The court stressed that the process of winding up under the IA is a collective enforcement of debts against the property of a debtor and is conducted for the benefit of creditors whose rights are admitted or established in the process. That presupposes the debtor to have assets and creditors, and that any persons to whom a potential surplus may be distributed have such entitlement against the association.
Applying these principles, the Sub-Fund was not an association which Parliament could have intended should be amenable to being wound up by the Court under the IA. In particular, the Sub-Fund was not in any sense a body whose existence was founded on contractual obligations between the members themselves. It was just a collection of assets owned and managed by the Company. The investors who subscribed money which was allocated to the Sub-Fund did not obtain any direct property rights in or over the assets comprising the Sub-Fund. Their only rights in relation to the assets in the Sub-Fund were rights against the Company. In short, the only legally relevant "association" was the relationship between the shareholders of the Company.

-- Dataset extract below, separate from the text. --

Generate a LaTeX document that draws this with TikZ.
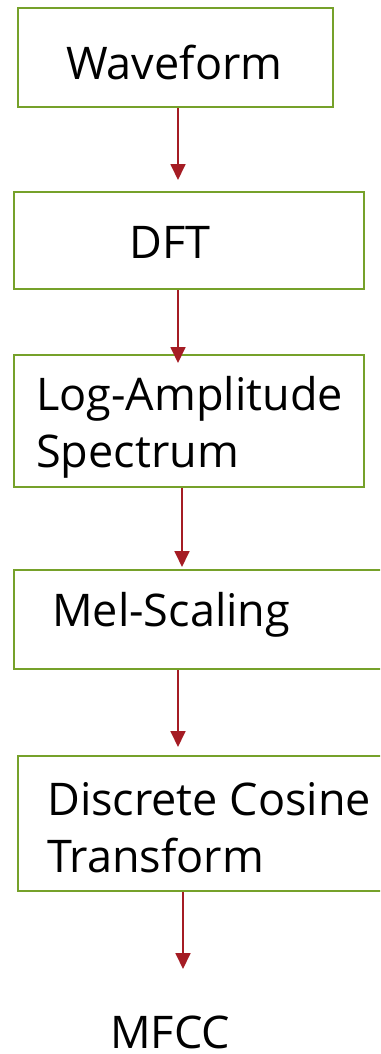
\documentclass[tikz,border=0pt]{standalone}
\usepackage{fontspec}
\setmainfont{Open Sans}
\usetikzlibrary{arrows.meta}
\definecolor{boxgreen}{HTML}{76A12A}
\definecolor{arrowred}{HTML}{A51C24}
\tikzset{
  stagebox/.style={draw=boxgreen, line width=2.2pt, fill=white, rectangle,
    inner sep=0pt, anchor=north west},
  stagetext/.style={anchor=base west, inner sep=0pt, font=\fontsize{45}{57}\selectfont},
  flow/.style={draw=arrowred, line width=1.8pt,
    -{Triangle[width=15pt,length=16pt]}}
}
\begin{document}
\begin{tikzpicture}[x=1pt,y=-1pt]
\useasboundingbox (0,0) rectangle (380,1054);
\clip (0,0) rectangle (380,1054);
% stage boxes
\node[stagebox, minimum width=315pt, minimum height=99pt] (wave) at (17,7) {};
\node[stagebox, minimum width=350pt, minimum height=97pt] (dft) at (13,191) {};
\node[stagebox, minimum width=350pt, minimum height=132pt] (logamp) at (13,354) {};
\node[stagebox, minimum width=380pt, minimum height=99pt] (mel) at (13,569) {};
\node[stagebox, minimum width=380pt, minimum height=135pt] (dct) at (17,755) {};
% labels
\node[stagetext] (twave) at (66,80) {Waveform};
\node[stagetext] (tdft) at (129,258) {DFT};
\node[stagetext] (tlog1) at (36,410) {Log-Amplitude};
\node[stagetext] (tlog2) at (36,467) {Spectrum};
\node[stagetext] (tmel) at (52,626) {Mel-Scaling};
\node[stagetext] (tdct1) at (47,815) {Discrete Cosine};
\node[stagetext] (tdct2) at (47,872) {Transform};
\node[stagetext] (mfcc) at (110,1048) {MFCC};
% arrow tips and their columns
\coordinate (tip1) at (178,180);
\coordinate (tip2) at (178,363);
\coordinate (tip3) at (182,567);
\coordinate (tip4) at (178,747);
\coordinate (tip5) at (183,969);
% connectors
\draw[flow] (wave.south -| tip1) -- (tip1);
\draw[flow] (dft.south -| tip2) -- (tip2);
\draw[flow] (logamp.south -| tip3) -- (tip3);
\draw[flow] (mel.south -| tip4) -- (tip4);
\draw[flow] (dct.south -| tip5) -- (tip5);
\end{tikzpicture}
\end{document}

The court also noted that the Sub-Fund was not a debtor and had no creditors, and therefore could not readily be brought within the primary purpose of a winding up under the IA which is for the liquidator to conduct a collective enforcement process for the benefit of creditors.

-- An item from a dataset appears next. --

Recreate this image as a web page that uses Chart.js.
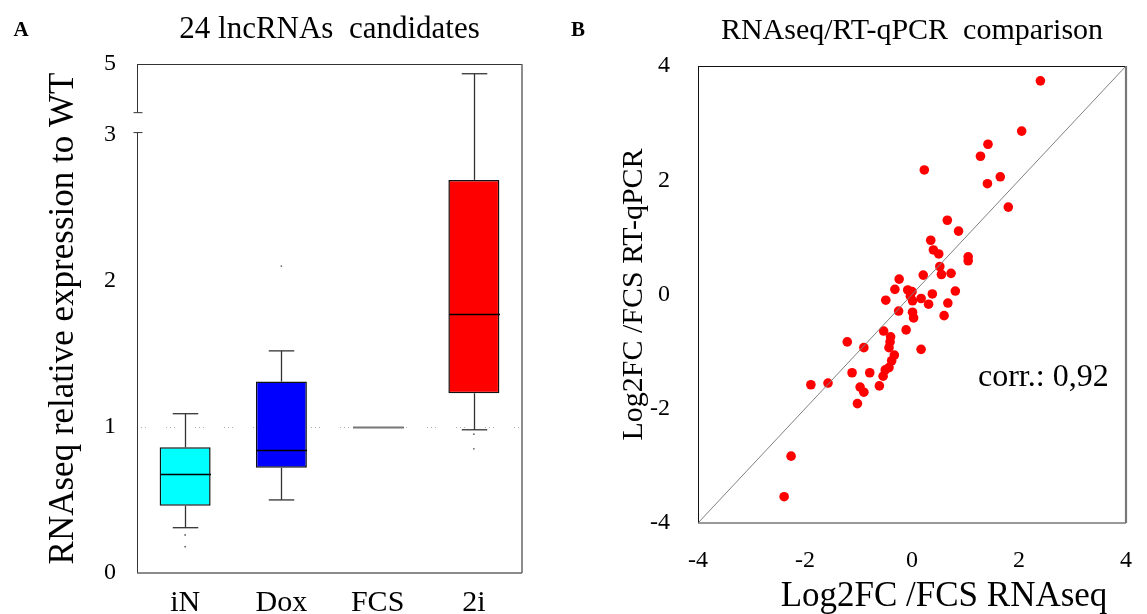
<!DOCTYPE html>
<html>
<head>
<meta charset="utf-8">
<script src="https://cdn.jsdelivr.net/npm/chart.js@4/dist/chart.umd.min.js"></script>
<style>
  body { margin: 0; background: #fff; }
  #wrapA { position: absolute; left: 0; top: 0; width: 570px; height: 614px; }
  #wrapB { position: absolute; left: 570px; top: 0; width: 577px; height: 614px; }
</style>
</head>
<body>
<div id="wrapA"><canvas id="boxChart"></canvas></div>
<div id="wrapB"><canvas id="corrChart"></canvas></div>
<script>
// A: 24 lncRNAs, expression relative to WT
const groups = ["iN", "Dox", "FCS", "2i"];
const whiskerLow = [0.31, 0.50, 1.00, 0.98];
const boxLow = [0.46, 0.72, 1.00, 1.23];
const medians = [0.68, 0.84, 1.00, 1.77];
const boxHigh = [0.86, 1.31, 1.00, 2.69];
const whiskerHigh = [1.09, 1.52, 1.00, 4.80];
const outlierGroup = ["iN", "iN", "Dox", "2i", "2i"];
const outlierValue = [0.26, 0.18, 2.10, 0.95, 0.85];
const yTicksA = [0, 1, 2, 3, 5];

// B: log2FC vs FCS, RNAseq against RT-qPCR
const rnaseq = [2.40, 2.05, 1.42, 1.28, 0.23, 1.65, 1.41, 1.80, 0.66, 0.87, 0.35, 0.40, 0.50, 1.05, 1.05, 0.52, 0.73, 0.55, 0.21, -0.24,
  -0.32, -0.08, 0.00, -0.03, 0.01, 0.17, 0.38, 0.81, -0.49, 0.31, 0.67, -0.25, 0.01, 0.03, 0.60, -0.11, -0.53, -0.40, -0.41, -0.43,
  0.17, -1.21, -0.90, -0.33, -0.38, -0.43, -0.50, -0.54, -1.12, -0.79, -0.61, -0.97, -0.90, -1.02, -1.89, -1.57, -2.26, -2.39];
const qpcr = [3.74, 2.86, 2.63, 2.42, 2.18, 2.06, 1.94, 1.53, 1.30, 1.11, 0.95, 0.78, 0.71, 0.66, 0.59, 0.49, 0.37, 0.35, 0.34, 0.27,
  0.09, 0.08, 0.05, -0.03, -0.11, -0.07, 0.01, 0.06, -0.10, -0.17, -0.15, -0.29, -0.31, -0.41, -0.37, -0.62, -0.64, -0.74, -0.83, -0.93,
  -0.96, -0.83, -0.93, -1.06, -1.16, -1.28, -1.32, -1.43, -1.37, -1.37, -1.60, -1.62, -1.71, -1.91, -1.58, -1.55, -2.83, -3.54];
const ticksB = [-4, -2, 0, 2, 4];
const corrText = "corr.: 0,92";

const serif = "'Liberation Serif', 'Times New Roman', serif";
Chart.defaults.font.family = serif;
Chart.defaults.color = "#000";

// y axis with a break between 3 and 4 (upper part is squeezed)
class BrokenScale extends Chart.LinearScale {
  toU(v) {
    if (v <= 3) return v;
    if (v <= 4) return 3 + (v - 3) * 0.15;
    return 3.15 + (v - 4) * 0.333;
  }
  fromU(u) {
    if (u <= 3) return u;
    if (u <= 3.15) return 3 + (u - 3) / 0.15;
    return 4 + (u - 3.15) / 0.333;
  }
  buildTicks() {
    return yTicksA.map(v => ({ value: v }));
  }
  getPixelForValue(v) {
    if (v === null || v === undefined) return NaN;
    return super.getPixelForValue(this.toU(v));
  }
  getValueForPixel(p) {
    return this.fromU(super.getValueForPixel(p));
  }
}
BrokenScale.id = "broken";
BrokenScale.defaults = Chart.LinearScale.defaults;
Chart.register(BrokenScale);

function line(ctx, x1, y1, x2, y2) {
  ctx.beginPath();
  ctx.moveTo(x1, y1);
  ctx.lineTo(x2, y2);
  ctx.stroke();
}

const boxParts = {
  id: "boxParts",
  beforeDatasetsDraw(chart) {
    const { ctx, chartArea: a, scales: { y } } = chart;
    const y1 = Math.round(y.getPixelForValue(1)) + 0.5;
    ctx.save();
    ctx.strokeStyle = "#b0b0b0";
    ctx.lineWidth = 1;
    ctx.setLineDash([1, 3, 1, 3, 1, 20]);
    line(ctx, a.left, y1, a.right, y1);
    ctx.restore();
  },
  afterDatasetsDraw(chart) {
    const { ctx, scales: { x, y } } = chart;
    const bars = chart.getDatasetMeta(0).data;
    ctx.save();
    groups.forEach((g, i) => {
      const cx = Math.round(x.getPixelForValue(i)) + 0.5;
      const half = bars[i].width / 2;
      const cap = half / 2;
      ctx.strokeStyle = "#333";
      ctx.lineWidth = 1.3;
      if (whiskerHigh[i] > boxHigh[i]) {
        line(ctx, cx, y.getPixelForValue(boxHigh[i]), cx, y.getPixelForValue(whiskerHigh[i]));
        line(ctx, cx - cap, y.getPixelForValue(whiskerHigh[i]), cx + cap, y.getPixelForValue(whiskerHigh[i]));
      }
      if (whiskerLow[i] < boxLow[i]) {
        line(ctx, cx, y.getPixelForValue(boxLow[i]), cx, y.getPixelForValue(whiskerLow[i]));
        line(ctx, cx - cap, y.getPixelForValue(whiskerLow[i]), cx + cap, y.getPixelForValue(whiskerLow[i]));
      }
      const flat = boxLow[i] === boxHigh[i];
      ctx.strokeStyle = flat ? "#777" : "#000";
      ctx.lineWidth = flat ? 2 : 1.3;
      const my = Math.round(y.getPixelForValue(medians[i])) + 0.5;
      line(ctx, cx - half, my, cx + half, my);
    });
    ctx.restore();
  },
  afterDraw(chart) {
    const { ctx, chartArea: a, scales: { y } } = chart;
    const L = a.left + 0.5;
    const brkHi = y.getPixelForValue(4);
    const brkLo = y.getPixelForValue(3) - 2;
    ctx.save();
    ctx.lineWidth = 1;
    ctx.strokeStyle = "#333";
    line(ctx, L, a.top + 0.5, a.right, a.top + 0.5);
    line(ctx, L, a.top, L, brkHi);
    line(ctx, L, brkLo, L, a.bottom);
    line(ctx, L - 4, brkHi, L + 5, brkHi);
    line(ctx, L - 4, brkLo, L + 5, brkLo);
    ctx.strokeStyle = "#666";
    ctx.lineWidth = 1.5;
    line(ctx, a.left, a.bottom, a.right, a.bottom);
    line(ctx, a.right, a.top, a.right, a.bottom);
    ctx.fillStyle = "#000";
    ctx.font = "bold 21px " + serif;
    ctx.textAlign = "center";
    ctx.textBaseline = "middle";
    ctx.fillText("A", 21, 31);
    ctx.restore();
  }
};

new Chart(document.getElementById("boxChart"), {
  type: "bar",
  data: {
    labels: groups,
    datasets: [{
      data: groups.map((g, i) => [boxLow[i], boxHigh[i]]),
      backgroundColor: ["#00ffff", "#0000ff", "#ffffff", "#ff0000"],
      borderColor: "#111",
      borderWidth: [1.5, 1.5, 0, 1.5],
      borderSkipped: false,
      barPercentage: 0.53,
      categoryPercentage: 1
    }, {
      type: "scatter",
      data: outlierGroup.map((g, i) => ({ x: g, y: outlierValue[i] })),
      pointRadius: 0.9,
      pointBackgroundColor: "#666",
      pointBorderWidth: 0
    }]
  },
  options: {
    responsive: true,
    maintainAspectRatio: false,
    animation: false,
    layout: { padding: { left: 0, right: 48, top: 0, bottom: 0 } },
    plugins: {
      legend: { display: false },
      tooltip: { enabled: false },
      title: {
        display: true,
        text: "24 lncRNAs  candidates",
        fullSize: false,
        font: { family: serif, size: 31, weight: "normal" },
        color: "#000",
        padding: { top: 11, bottom: 15.8 }
      }
    },
    scales: {
      x: {
        type: "category",
        grid: { display: false },
        border: { display: false },
        ticks: { font: { family: serif, size: 30 }, padding: 4 },
        afterFit: s => { s.height = 41; }
      },
      y: {
        type: "broken",
        min: 0,
        max: 3.483,
        grid: { display: false },
        border: { display: false },
        ticks: { font: { family: serif, size: 24 }, padding: 13, callback: v => String(v) },
        title: {
          display: true,
          text: "RNAseq relative expression to WT",
          font: { family: serif, size: 35 },
          padding: { top: 43, bottom: 0 }
        },
        afterFit: s => { s.width = 137; }
      }
    }
  },
  plugins: [boxParts]
});

const corrParts = {
  id: "corrParts",
  afterDraw(chart) {
    const { ctx, chartArea: a } = chart;
    ctx.save();
    ctx.strokeStyle = "#111";
    ctx.lineWidth = 1;
    line(ctx, a.left + 0.5, a.top + 0.5, a.right, a.top + 0.5);
    line(ctx, a.left + 0.5, a.top, a.left + 0.5, a.bottom);
    ctx.strokeStyle = "#777";
    ctx.lineWidth = 1.5;
    line(ctx, a.left, a.bottom, a.right, a.bottom);
    ctx.lineWidth = 2.2;
    line(ctx, a.right, a.top, a.right, a.bottom);
    ctx.fillStyle = "#000";
    ctx.textBaseline = "middle";
    ctx.textAlign = "left";
    ctx.font = "32px " + serif;
    ctx.fillText(corrText, 408, 378);
    ctx.textAlign = "center";
    ctx.font = "35px " + serif;
    ctx.fillText("Log2FC /FCS RNAseq", 374, 597);
    ctx.font = "bold 21px " + serif;
    ctx.fillText("B", 8, 31);
    ctx.restore();
  }
};

const lim = [ticksB[0], ticksB[ticksB.length - 1]];
new Chart(document.getElementById("corrChart"), {
  type: "scatter",
  data: {
    datasets: [{
      type: "line",
      data: lim.map(v => ({ x: v, y: v })),
      borderColor: "#808080",
      borderWidth: 1,
      pointRadius: 0
    }, {
      data: rnaseq.map((v, i) => ({ x: v, y: qpcr[i] })),
      pointRadius: 4.8,
      pointBackgroundColor: "#ff0000",
      pointBorderWidth: 0
    }]
  },
  options: {
    responsive: true,
    maintainAspectRatio: false,
    animation: false,
    layout: { padding: { left: 0, right: 8, top: 0, bottom: 0 } },
    plugins: {
      legend: { display: false },
      tooltip: { enabled: false },
      title: {
        display: true,
        text: "RNAseq/RT-qPCR  comparison",
        fullSize: false,
        font: { family: serif, size: 30, weight: "normal" },
        color: "#000",
        padding: { top: 13, bottom: 17 }
      }
    },
    scales: {
      x: {
        type: "linear",
        min: lim[0],
        max: lim[1],
        grid: { display: false },
        border: { display: false },
        ticks: { font: { family: serif, size: 24 }, padding: 15 },
        afterBuildTicks: s => { s.ticks = ticksB.map(v => ({ value: v })); },
        afterFit: s => { s.height = 91; }
      },
      y: {
        type: "linear",
        min: lim[0],
        max: lim[1],
        grid: { display: false },
        border: { display: false },
        ticks: { font: { family: serif, size: 24 }, padding: 20 },
        afterBuildTicks: s => { s.ticks = ticksB.map(v => ({ value: v })); },
        title: {
          display: true,
          text: "Log2FC /FCS RT-qPCR",
          font: { family: serif, size: 30 },
          padding: { top: 46, bottom: 0 }
        },
        afterFit: s => { s.width = 128; }
      }
    }
  },
  plugins: [corrParts]
});
</script>
</body>
</html>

The court also rejected the Council's argument that the fact that the Sub-Fund could be the subject of a judicial winding up in Luxembourg law affected the interpretation of the IA. That said nothing about whether the UK Parliament intended that the winding up provisions of the IA could be applied to such an entity, and it could not be assumed that the Luxembourg process would be a collective remedy comparable to a winding up under the IA.